Gil Tamayo, el portavoz de nuestros obispos, no ha tardado en salir a
pedir al Tribunal Constitucional que nos cercene nuestros derechos
cuanto antes tras ver el resultado de la votación del senado argentino.
Hay muchos mundos, pero todos confluyen en domeñarnos. La relación entre
una determinada religión y la oposición a una ley que no es coactiva y
que recoge derechos que pueden ser utilizados o no es innegable.

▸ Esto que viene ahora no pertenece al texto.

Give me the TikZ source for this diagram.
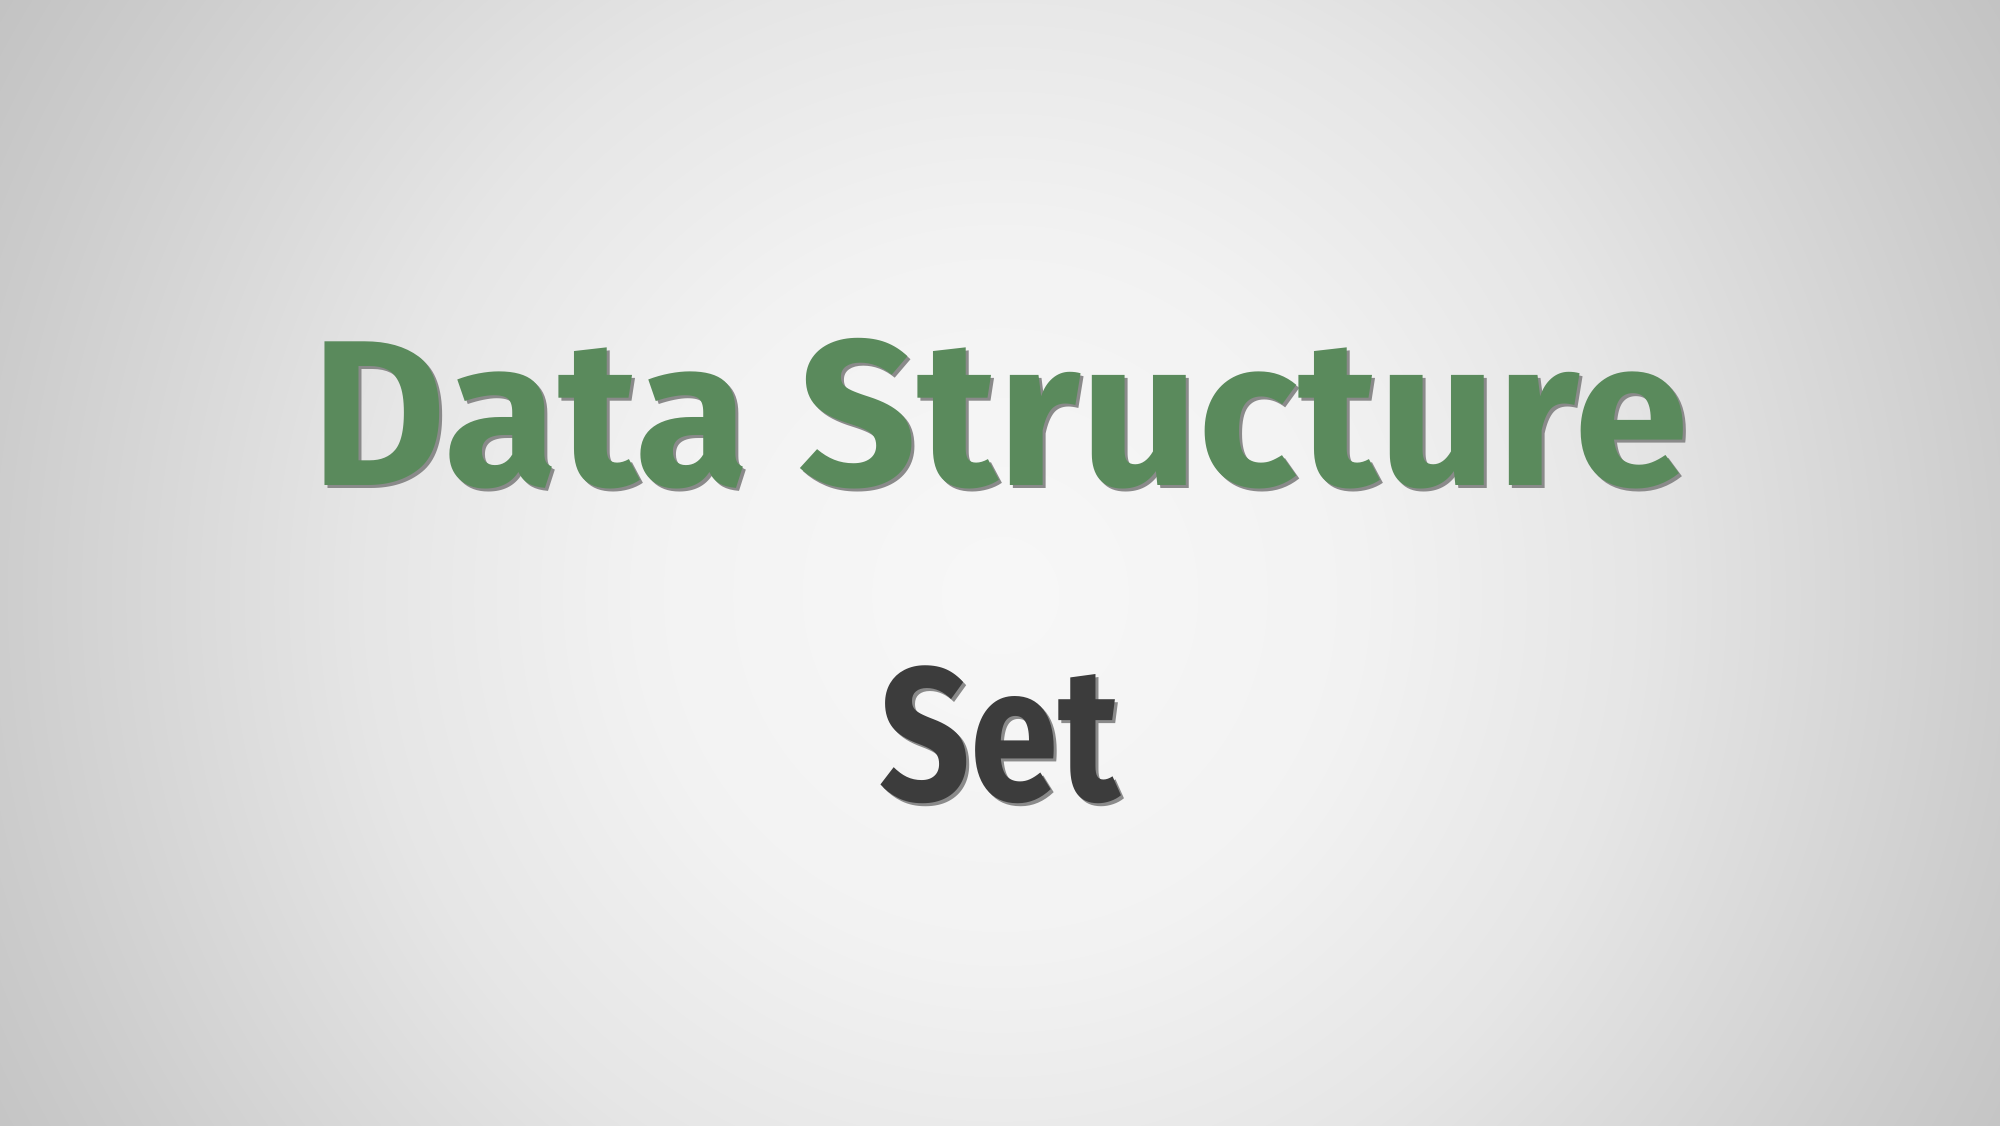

La ley
del aborto, la del divorcio, la del matrimonio igualitario no producen
ningún perjuicio a quiénes no las comparten más allá de ese deseo de
imponer unas normas teocráticas a todos los ciudadanos incluso si no
comparten tales creencias.
Es hora de exigir al
Tribunal Constitucional que o bien declare decaído tal recurso -dado que
el propio partido recurrente ha gobernado con mayoría y no ha cambiado
la ley- o bien se pronuncie para que nuevos legisladores afiancen los
derechos de las españolas. No queremos vivir siempre bajo la guadaña que
puede cercenar nuestros derechos. Es hora de cerrar este episodio,
aunque también de saber que nunca hemos de bajar la guardia.
Es una por todas. Somos todas las que lo hemos logrado por aquellas que todavía siguen muriendo.